Foi o que aconteceu na última terça-feira, durante reunião da coordenação política do governo. O ministro José Eduardo Cardozo (Justiça) chegou ao gabinete de Dilma com a liminar concedida pelo ministro Teori Zavascki (STF). A análise inicial de Cardozo e outros ministros que o cercaram para ler o documento era de que o Supremo estava paralisando o andamento de qualquer ação relacionada ao impeachment. Temer procurou não se envolver, mas, convidado a opinar, disse superficialmente que não tinha a mesma interpretação e que a liminar deveria ser lida com mais “cautela”. Horas depois, o Planalto percebeu que a decisão de Teori tratava do rito definido pelo presidente da Câmara, Eduardo Cunha (PMDB-RJ), para o pedido de afastamento, mas seu direito de deferir ou indeferir a abertura do processo estava plenamente assegurado.
— Ele não se aprofunda sobre o tema impeachment porque o núcleo político que cerca a presidente tem convicção de que ele está conspirando.

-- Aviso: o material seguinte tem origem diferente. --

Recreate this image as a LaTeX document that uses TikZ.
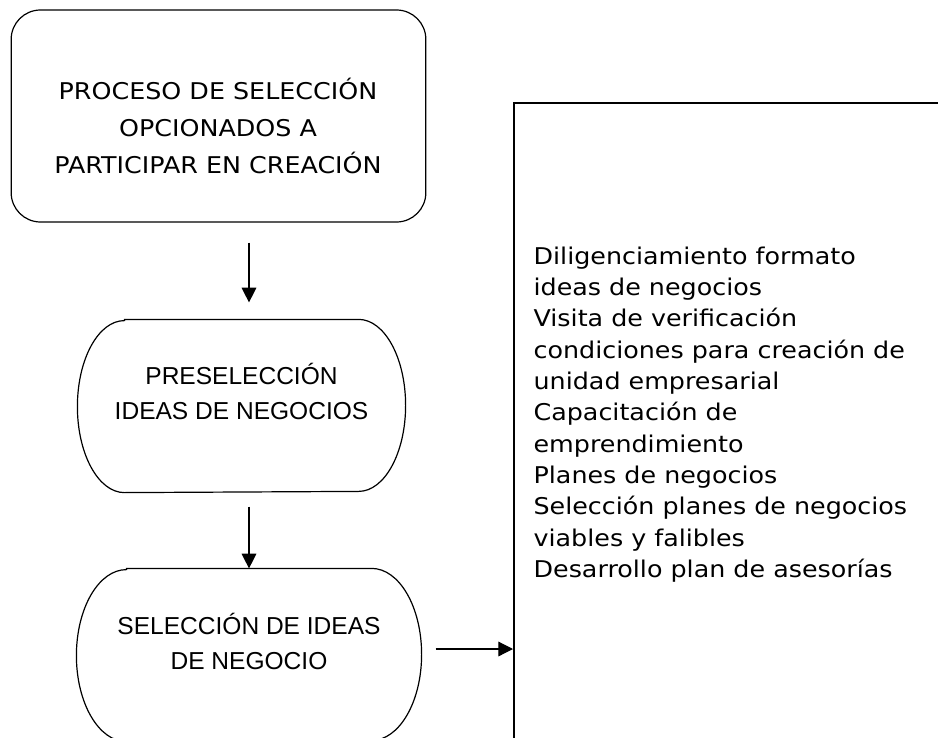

Chega a alguma rodinha formada por esses ministros e a conversa muda rapidamente, como se ele não percebesse. Temer não lavou as mãos, o que ocorreu é que lavaram as mãos dele — relatou ao GLOBO uma pessoa próxima do vice-presidente.
Apesar de ministros palacianos acreditarem que o vice conspira para tomar o lugar de Dilma, sempre que questionado sobre o avanço do impeachment por aliados, ele afirma que é difícil sustentar uma ação deste porte juridicamente. E mais, já viu contagem de votos de peemedebistas mostrando margem para a abertura do processo no plenário da Câmara e discorda, afirmando que não há, hoje, possibilidade de isso se concretizar.
O distanciamento de Temer deve ser duradouro. Desde que teve sua atuação esvaziada na articulação política pela presidente, o vice buscou construir uma “narrativa da saída” do núcleo central do governo. Foi nesse momento, no início de setembro, que fez a última série de críticas abertas ao governo, quando disse inclusive que era difícil a presidente Dilma “resistir” mais três anos e meio com popularidade tão baixa e clamou que era “preciso melhorar o que está aí”.
O distanciamento foi reforçado há três semanas, quando Dilma decidiu pilotar pessoalmente as negociações da reforma ministerial, chamando o líder do PMDB na Câmara, Leonardo Picciani (PMDB-RJ), para oferecer duas pastas na Esplanada em troca de votos contra o impeachment e a favor do ajuste fiscal. Presidente do PMDB, Temer se sentiu novamente esvaziado.
Na semana passada, quando Eduardo Cunha pediu ao Planalto a ida do vice para o Ministério da Justiça, no lugar de José Eduardo Cardozo, pessoas próximas a Temer trataram a ideia como algo irrealizável. Ele jamais aceitaria nova missão já tendo sentido na pele a falta de autonomia que lhe seria reservada.
— Além da falta de autonomia, ele foi boicotado quando esteve à frente da articulação. Por que se posicionar politicamente agora se sua posição é vista com ambiguidade? O melhor a fazer é o que Temer está fazendo: se preservar de qualquer disputa — afirmou um amigo do vice-presidente.
Aos aliados, Temer tem demonstrado desconforto com a situação vivida e preocupação com a crise política permanente. Soma-se a esses dois fatores a dificuldade de o governo se desvencilhar dos problemas que aparecem quase que diariamente. O vice deixou claro a Dilma, nas últimas semanas, não estar mais disposto a atuar no front das negociações políticas com o Congresso, mas disse que trabalhará em temas da agenda econômica e do ajuste fiscal. Segundo aliados, o intenso fogo amigo sofrido quando fiador de negociações políticas deixaram marcas.
— Ele negociou as votações do primeiro semestre usando seu crédito pessoal. Alguns deputados entenderam isso quando as promessas não foram cumpridas, mas outros, não — relatou um peemedebista próximo a Temer.